Hartley is unphased by these inferences. ‘Somalilanders are proud of their independence, and they’ve seen the results of it.’ He points out that the signals from Ethiopia are warm. ‘I think Ethiopia has come as close as you can to recognising Somaliland without saying so. They immediately congratulated Somaliland on its election, and if you look at the wording of that announcement, clearly talking of Somaliland as an independent country, not as a territory of another country. So, I think they’re very close.’

‘The problem for the AU is that there’s a long queue of people who want recognition, and there’s a long queue of governments that don’t want to recognise.’

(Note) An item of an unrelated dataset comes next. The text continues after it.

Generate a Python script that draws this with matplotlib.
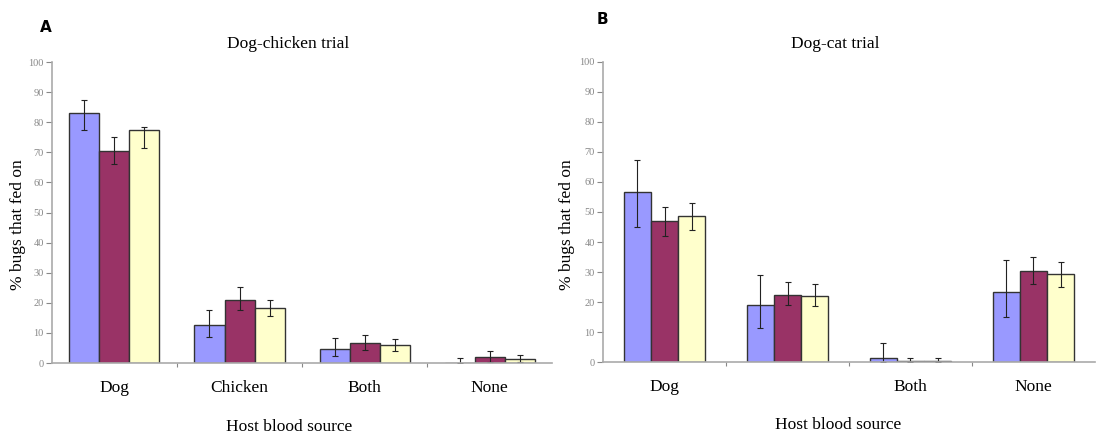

Might Somaliland be able to exploit a fractious geopolitical moment? This week, the former British Defence Secretary Gavin Williamson suggested that president-elect Trump could be prepared to unilaterally recognise Somaliland.

It remains to be seen whether the incoming US president would find the time or political bandwidth to recognise Somaliland amongs a frenetic foreign policy agenda. And, with the nomination of a relative establishment Republican in Marco Rubio to the State Department, can there be any reliance on the same diplomatic spasms that characterised the first Trump administration?

Somaliland’s status in the region is rich in contradictions: almost totally unrecognised, but a local exemplar of democracy; deeply impoverished, yet relatively free from violence; a promising trade partner, but with political consequences for any such partners.

As Somaliland takes a confident step forward in its democracy, is the international community ready to accept the territory into the fold?